**WORK TO BE COMPLETED:** Write the data out again exactly, with no pictures.
--- Begin ---
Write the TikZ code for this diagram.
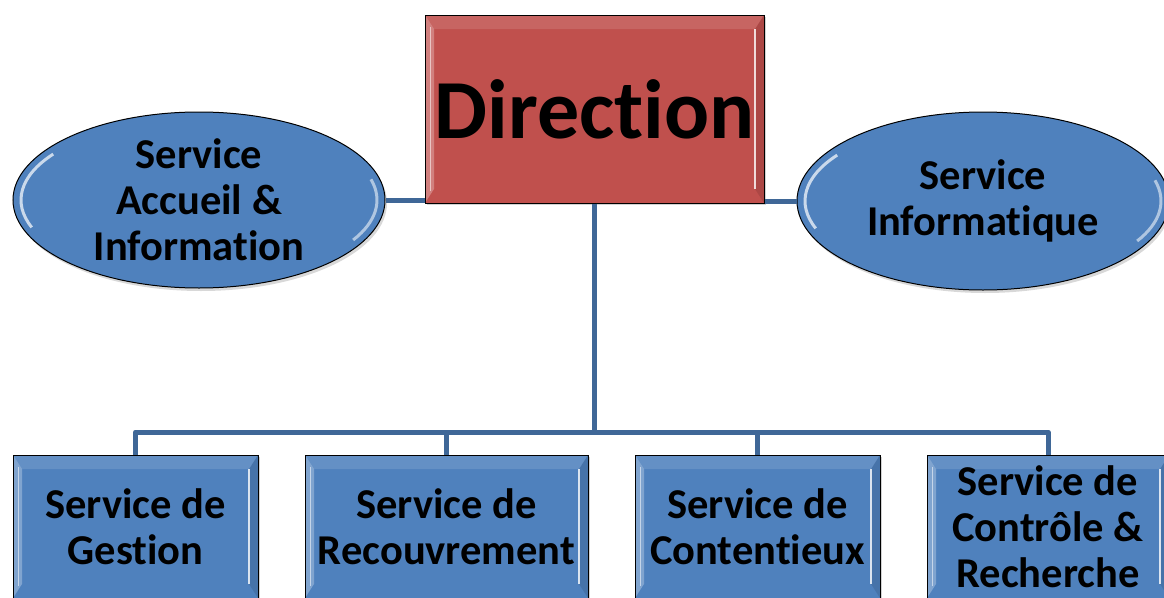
\documentclass[tikz,border=0pt]{standalone}
\usepackage{fontspec}
\setmainfont{Carlito}[Ligatures=NoCommon,RawFeature=-liga]
\usetikzlibrary{shapes.geometric,shadows,calc}
\newcommand\mytti{t\kern0pt i}
\definecolor{boxblue}{HTML}{4F81BD}
\definecolor{boxred}{HTML}{C0504D}
\definecolor{linkblue}{HTML}{3F6797}
\tikzset{
  conn/.style={draw=linkblue,line width=5pt,line join=round},
  bevel/.style={path picture={
     \fill[white,opacity=0.28]
       (path picture bounding box.north west) --
       ([shift={(9pt,-14pt)}]path picture bounding box.north west) --
       ([shift={(9pt,14pt)}]path picture bounding box.south west) --
       (path picture bounding box.south west) -- cycle;
     \fill[black,opacity=0.10]
       (path picture bounding box.north east) --
       ([shift={(-9pt,-14pt)}]path picture bounding box.north east) --
       ([shift={(-9pt,14pt)}]path picture bounding box.south east) --
       (path picture bounding box.south east) -- cycle;
     \draw[white,opacity=0.8,line width=1.5pt]
       ([shift={(-9pt,-14pt)}]path picture bounding box.north east) --
       ([shift={(-9pt,14pt)}]path picture bounding box.south east);
     \draw[white,opacity=0.55,line width=1pt]
       ([shift={(5pt,-12pt)}]path picture bounding box.north west) --
       ([shift={(5pt,12pt)}]path picture bounding box.south west);
     \fill[white,opacity=0.12]
       (path picture bounding box.north west) --
       ([shift={(9pt,-14pt)}]path picture bounding box.north west) --
       ([shift={(-9pt,-14pt)}]path picture bounding box.north east) --
       (path picture bounding box.north east) -- cycle;
  }},
  rbox/.style={rectangle,draw=black,line width=1pt,fill=boxblue,bevel,
     drop shadow={shadow xshift=2pt,shadow yshift=-2pt,opacity=0.35},
     inner sep=0pt,align=center,font=\fontsize{42.5}{46}\selectfont\bfseries},
  oval/.style={ellipse,draw=black,line width=1pt,fill=boxblue,
     drop shadow={shadow xshift=2pt,shadow yshift=-3pt,opacity=0.3},
     inner sep=0pt,minimum width=372pt,minimum height=176pt,align=center,
     font=\fontsize{42.5}{46}\selectfont\bfseries,
     path picture={
       \draw[white,opacity=0.7,line width=3pt]
         ($(path picture bounding box.center)+(145:178pt and 80pt)$)
           arc[start angle=145,end angle=200,x radius=178pt,y radius=80pt];
       \draw[white,opacity=0.55,line width=3pt]
         ($(path picture bounding box.center)+(-30:178pt and 80pt)$)
           arc[start angle=-30,end angle=15,x radius=178pt,y radius=80pt];
     }},
}
\begin{document}
\begin{tikzpicture}[x=1pt,y=-1pt]
\useasboundingbox[clip] (0,0) rectangle (1164,597);
\fill[white] (0,0) rectangle (1164,597);
% top
\node[rbox,fill=boxred,minimum width=339pt,minimum height=188pt,
      font=\fontsize{84}{90}\selectfont\bfseries] (dir) at (594.5,109) {Direc\mytti on};
\node[oval] (acc) at (199,200) {Service\\Accueil \&\\Informa\mytti on};
\node[oval,minimum height=178pt] (info) at (983,201) {Service\\Informa\mytti que};
% bottom
\node[rbox,minimum width=245pt,minimum height=143pt] (ges) at (135.5,526.5) {Service de\\Ges\mytti on};
\node[rbox,minimum width=283pt,minimum height=143pt] (rec) at (446.5,526.5) {Service de\\Recouvrement};
\node[rbox,minimum width=245pt,minimum height=143pt] (con) at (757.5,526.5) {Service de\\Conten\mytti eux};
\node[rbox,minimum width=242pt,minimum height=143pt] (ctl) at (1048,526.5) {Service de\\Contrôle \&\\Recherche};
\coordinate (bus) at (594.5,432);
% connectors
\draw[conn] (acc.east) -- (acc.east -| dir.west);
\draw[conn] (info.west) -- (info.west -| dir.east);
\draw[conn] (dir.south) -- (bus);
\draw[conn] (ges.north) -- (ges.north |- bus) -- (ctl.north |- bus) -- (ctl.north);
\draw[conn] (rec.north) -- (rec.north |- bus);
\draw[conn] (con.north) -- (con.north |- bus);
\end{tikzpicture}
\end{document}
--- End ---
**RESPONSE TO THE TASK:**
Write the TikZ code for this diagram.
\documentclass[tikz,border=0pt]{standalone}
\usepackage{fontspec}
\setmainfont{Carlito}[Ligatures=NoCommon,RawFeature=-liga]
\usetikzlibrary{shapes.geometric,shadows,calc}
\newcommand\mytti{t\kern0pt i}
\definecolor{boxblue}{HTML}{4F81BD}
\definecolor{boxred}{HTML}{C0504D}
\definecolor{linkblue}{HTML}{3F6797}
\tikzset{
  conn/.style={draw=linkblue,line width=5pt,line join=round},
  bevel/.style={path picture={
     \fill[white,opacity=0.28]
       (path picture bounding box.north west) --
       ([shift={(9pt,-14pt)}]path picture bounding box.north west) --
       ([shift={(9pt,14pt)}]path picture bounding box.south west) --
       (path picture bounding box.south west) -- cycle;
     \fill[black,opacity=0.10]
       (path picture bounding box.north east) --
       ([shift={(-9pt,-14pt)}]path picture bounding box.north east) --
       ([shift={(-9pt,14pt)}]path picture bounding box.south east) --
       (path picture bounding box.south east) -- cycle;
     \draw[white,opacity=0.8,line width=1.5pt]
       ([shift={(-9pt,-14pt)}]path picture bounding box.north east) --
       ([shift={(-9pt,14pt)}]path picture bounding box.south east);
     \draw[white,opacity=0.55,line width=1pt]
       ([shift={(5pt,-12pt)}]path picture bounding box.north west) --
       ([shift={(5pt,12pt)}]path picture bounding box.south west);
     \fill[white,opacity=0.12]
       (path picture bounding box.north west) --
       ([shift={(9pt,-14pt)}]path picture bounding box.north west) --
       ([shift={(-9pt,-14pt)}]path picture bounding box.north east) --
       (path picture bounding box.north east) -- cycle;
  }},
  rbox/.style={rectangle,draw=black,line width=1pt,fill=boxblue,bevel,
     drop shadow={shadow xshift=2pt,shadow yshift=-2pt,opacity=0.35},
     inner sep=0pt,align=center,font=\fontsize{42.5}{46}\selectfont\bfseries},
  oval/.style={ellipse,draw=black,line width=1pt,fill=boxblue,
     drop shadow={shadow xshift=2pt,shadow yshift=-3pt,opacity=0.3},
     inner sep=0pt,minimum width=372pt,minimum height=176pt,align=center,
     font=\fontsize{42.5}{46}\selectfont\bfseries,
     path picture={
       \draw[white,opacity=0.7,line width=3pt]
         ($(path picture bounding box.center)+(145:178pt and 80pt)$)
           arc[start angle=145,end angle=200,x radius=178pt,y radius=80pt];
       \draw[white,opacity=0.55,line width=3pt]
         ($(path picture bounding box.center)+(-30:178pt and 80pt)$)
           arc[start angle=-30,end angle=15,x radius=178pt,y radius=80pt];
     }},
}
\begin{document}
\begin{tikzpicture}[x=1pt,y=-1pt]
\useasboundingbox[clip] (0,0) rectangle (1164,597);
\fill[white] (0,0) rectangle (1164,597);
% top
\node[rbox,fill=boxred,minimum width=339pt,minimum height=188pt,
      font=\fontsize{84}{90}\selectfont\bfseries] (dir) at (594.5,109) {Direc\mytti on};
\node[oval] (acc) at (199,200) {Service\\Accueil \&\\Informa\mytti on};
\node[oval,minimum height=178pt] (info) at (983,201) {Service\\Informa\mytti que};
% bottom
\node[rbox,minimum width=245pt,minimum height=143pt] (ges) at (135.5,526.5) {Service de\\Ges\mytti on};
\node[rbox,minimum width=283pt,minimum height=143pt] (rec) at (446.5,526.5) {Service de\\Recouvrement};
\node[rbox,minimum width=245pt,minimum height=143pt] (con) at (757.5,526.5) {Service de\\Conten\mytti eux};
\node[rbox,minimum width=242pt,minimum height=143pt] (ctl) at (1048,526.5) {Service de\\Contrôle \&\\Recherche};
\coordinate (bus) at (594.5,432);
% connectors
\draw[conn] (acc.east) -- (acc.east -| dir.west);
\draw[conn] (info.west) -- (info.west -| dir.east);
\draw[conn] (dir.south) -- (bus);
\draw[conn] (ges.north) -- (ges.north |- bus) -- (ctl.north |- bus) -- (ctl.north);
\draw[conn] (rec.north) -- (rec.north |- bus);
\draw[conn] (con.north) -- (con.north |- bus);
\end{tikzpicture}
\end{document}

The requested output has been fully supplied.